Pruning Literals for Highly Efficient Explainability at Word Level
This work addresses the need for more interpretable NLP models for users and practitioners, though it is incremental as it builds on the existing Tsetlin Machine framework.
The paper tackles the problem of limited explainability in NLP models by proposing a post-hoc pruning method for Tsetlin Machines to eliminate random literals in clauses, making them more interpretable at the word level. The result shows that the pruned model's attention map aligns better with human attention maps and improves accuracy by up to 4-9% on some test data.

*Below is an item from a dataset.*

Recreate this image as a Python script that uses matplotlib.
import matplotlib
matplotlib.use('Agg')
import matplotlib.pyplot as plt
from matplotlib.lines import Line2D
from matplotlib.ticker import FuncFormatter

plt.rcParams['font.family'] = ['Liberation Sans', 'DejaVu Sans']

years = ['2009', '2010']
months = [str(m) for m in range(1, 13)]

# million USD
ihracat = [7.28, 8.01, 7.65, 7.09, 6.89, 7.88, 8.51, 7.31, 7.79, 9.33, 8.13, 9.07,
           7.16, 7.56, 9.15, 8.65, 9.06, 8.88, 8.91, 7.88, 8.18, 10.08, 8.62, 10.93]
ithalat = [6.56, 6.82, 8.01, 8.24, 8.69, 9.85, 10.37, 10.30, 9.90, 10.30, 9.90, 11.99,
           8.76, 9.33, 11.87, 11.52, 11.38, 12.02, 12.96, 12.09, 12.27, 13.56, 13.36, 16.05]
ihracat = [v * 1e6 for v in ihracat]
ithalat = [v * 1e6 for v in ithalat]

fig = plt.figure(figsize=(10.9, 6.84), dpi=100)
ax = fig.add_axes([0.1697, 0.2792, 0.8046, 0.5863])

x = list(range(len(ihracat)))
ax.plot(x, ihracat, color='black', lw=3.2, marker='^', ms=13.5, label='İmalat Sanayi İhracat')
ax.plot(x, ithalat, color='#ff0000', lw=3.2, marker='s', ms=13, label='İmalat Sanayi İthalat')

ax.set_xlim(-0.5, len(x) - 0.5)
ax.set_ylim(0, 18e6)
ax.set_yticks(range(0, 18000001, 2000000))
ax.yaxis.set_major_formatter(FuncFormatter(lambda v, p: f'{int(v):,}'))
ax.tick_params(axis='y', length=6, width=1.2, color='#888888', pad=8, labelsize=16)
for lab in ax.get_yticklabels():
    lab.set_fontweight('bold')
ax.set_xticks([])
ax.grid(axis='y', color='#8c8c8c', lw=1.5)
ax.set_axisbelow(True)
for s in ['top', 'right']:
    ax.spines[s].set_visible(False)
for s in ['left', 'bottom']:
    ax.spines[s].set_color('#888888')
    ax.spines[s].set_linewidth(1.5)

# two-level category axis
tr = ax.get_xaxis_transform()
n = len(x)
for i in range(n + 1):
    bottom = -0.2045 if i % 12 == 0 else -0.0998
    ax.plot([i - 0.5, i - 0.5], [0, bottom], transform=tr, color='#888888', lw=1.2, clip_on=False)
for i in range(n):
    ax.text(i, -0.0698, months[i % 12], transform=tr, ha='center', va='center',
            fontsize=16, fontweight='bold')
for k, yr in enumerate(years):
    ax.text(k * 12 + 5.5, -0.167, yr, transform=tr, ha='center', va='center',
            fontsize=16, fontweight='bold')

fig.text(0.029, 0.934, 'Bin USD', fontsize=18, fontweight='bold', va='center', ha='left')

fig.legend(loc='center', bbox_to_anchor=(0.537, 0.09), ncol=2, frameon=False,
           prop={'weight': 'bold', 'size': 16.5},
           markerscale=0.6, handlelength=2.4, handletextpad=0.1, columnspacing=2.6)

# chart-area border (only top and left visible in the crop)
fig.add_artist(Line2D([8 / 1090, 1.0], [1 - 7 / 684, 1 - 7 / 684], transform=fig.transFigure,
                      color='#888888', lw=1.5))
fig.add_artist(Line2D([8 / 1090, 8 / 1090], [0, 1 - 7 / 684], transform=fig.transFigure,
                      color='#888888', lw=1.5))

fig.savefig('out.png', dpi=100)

Designing an explainable model becomes crucial now for Natural Language Processing(NLP) since most of the state-of-the-art machine learning models provide a limited explanation for the prediction. In the spectrum of an explainable model, Tsetlin Machine(TM) is promising because of its capability of providing word-level explanation using proposition logic. However, concern rises over the elaborated combination of literals (propositional logic) in the clause that makes the model difficult for humans to comprehend, despite having a transparent learning process. In this paper, we design a post-hoc pruning of clauses that eliminate the randomly placed literals in the clause thereby making the model more efficiently interpretable than the vanilla TM. Experiments on the publicly available YELP-HAT Dataset demonstrate that the proposed pruned TM's attention map aligns more with the human attention map than the vanilla TM's attention map. In addition, the pairwise similarity measure also surpasses the attention map-based neural network models. In terms of accuracy, the proposed pruning method does not degrade the accuracy significantly but rather enhances the performance up to 4% to 9% in some test data.